== Data section ==
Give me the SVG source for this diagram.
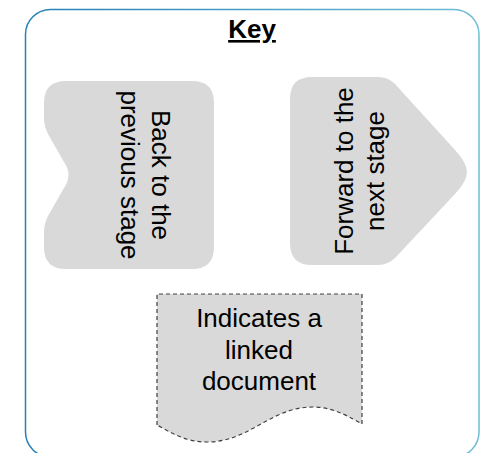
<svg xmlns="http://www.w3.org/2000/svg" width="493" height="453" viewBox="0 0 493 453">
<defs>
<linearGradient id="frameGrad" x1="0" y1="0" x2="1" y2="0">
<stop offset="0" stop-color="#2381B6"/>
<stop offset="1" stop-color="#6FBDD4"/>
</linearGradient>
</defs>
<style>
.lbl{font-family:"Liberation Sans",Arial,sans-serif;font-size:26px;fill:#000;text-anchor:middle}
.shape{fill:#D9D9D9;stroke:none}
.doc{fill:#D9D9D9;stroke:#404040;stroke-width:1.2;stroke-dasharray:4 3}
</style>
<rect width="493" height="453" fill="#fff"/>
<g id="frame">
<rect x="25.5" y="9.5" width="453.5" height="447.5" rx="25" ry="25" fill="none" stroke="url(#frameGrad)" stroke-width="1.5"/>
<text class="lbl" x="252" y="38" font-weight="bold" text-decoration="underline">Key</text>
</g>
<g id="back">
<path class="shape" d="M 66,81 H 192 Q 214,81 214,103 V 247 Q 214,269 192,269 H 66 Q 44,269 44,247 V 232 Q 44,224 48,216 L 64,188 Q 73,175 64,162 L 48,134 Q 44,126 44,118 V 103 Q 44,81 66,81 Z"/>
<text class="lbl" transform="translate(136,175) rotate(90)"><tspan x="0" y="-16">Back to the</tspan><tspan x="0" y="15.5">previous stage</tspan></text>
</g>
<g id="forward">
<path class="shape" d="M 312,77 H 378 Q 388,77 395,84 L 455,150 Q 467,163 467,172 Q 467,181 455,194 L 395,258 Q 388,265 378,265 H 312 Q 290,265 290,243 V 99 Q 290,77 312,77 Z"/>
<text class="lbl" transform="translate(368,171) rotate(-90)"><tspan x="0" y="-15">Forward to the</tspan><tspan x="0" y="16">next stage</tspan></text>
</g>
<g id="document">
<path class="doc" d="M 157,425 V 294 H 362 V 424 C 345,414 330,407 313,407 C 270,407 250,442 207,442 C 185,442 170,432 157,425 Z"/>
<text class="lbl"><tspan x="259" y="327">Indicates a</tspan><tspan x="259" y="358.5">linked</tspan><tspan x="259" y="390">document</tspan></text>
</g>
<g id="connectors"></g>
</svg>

== Problem details ==
Print each line of the material above exactly, with the pictures removed from your copy.

== Response ==
Give me the SVG source for this diagram.
<svg xmlns="http://www.w3.org/2000/svg" width="493" height="453" viewBox="0 0 493 453">
<defs>
<linearGradient id="frameGrad" x1="0" y1="0" x2="1" y2="0">
<stop offset="0" stop-color="#2381B6"/>
<stop offset="1" stop-color="#6FBDD4"/>
</linearGradient>
</defs>
<style>
.lbl{font-family:"Liberation Sans",Arial,sans-serif;font-size:26px;fill:#000;text-anchor:middle}
.shape{fill:#D9D9D9;stroke:none}
.doc{fill:#D9D9D9;stroke:#404040;stroke-width:1.2;stroke-dasharray:4 3}
</style>
<rect width="493" height="453" fill="#fff"/>
<g id="frame">
<rect x="25.5" y="9.5" width="453.5" height="447.5" rx="25" ry="25" fill="none" stroke="url(#frameGrad)" stroke-width="1.5"/>
<text class="lbl" x="252" y="38" font-weight="bold" text-decoration="underline">Key</text>
</g>
<g id="back">
<path class="shape" d="M 66,81 H 192 Q 214,81 214,103 V 247 Q 214,269 192,269 H 66 Q 44,269 44,247 V 232 Q 44,224 48,216 L 64,188 Q 73,175 64,162 L 48,134 Q 44,126 44,118 V 103 Q 44,81 66,81 Z"/>
<text class="lbl" transform="translate(136,175) rotate(90)"><tspan x="0" y="-16">Back to the</tspan><tspan x="0" y="15.5">previous stage</tspan></text>
</g>
<g id="forward">
<path class="shape" d="M 312,77 H 378 Q 388,77 395,84 L 455,150 Q 467,163 467,172 Q 467,181 455,194 L 395,258 Q 388,265 378,265 H 312 Q 290,265 290,243 V 99 Q 290,77 312,77 Z"/>
<text class="lbl" transform="translate(368,171) rotate(-90)"><tspan x="0" y="-15">Forward to the</tspan><tspan x="0" y="16">next stage</tspan></text>
</g>
<g id="document">
<path class="doc" d="M 157,425 V 294 H 362 V 424 C 345,414 330,407 313,407 C 270,407 250,442 207,442 C 185,442 170,432 157,425 Z"/>
<text class="lbl"><tspan x="259" y="327">Indicates a</tspan><tspan x="259" y="358.5">linked</tspan><tspan x="259" y="390">document</tspan></text>
</g>
<g id="connectors"></g>
</svg>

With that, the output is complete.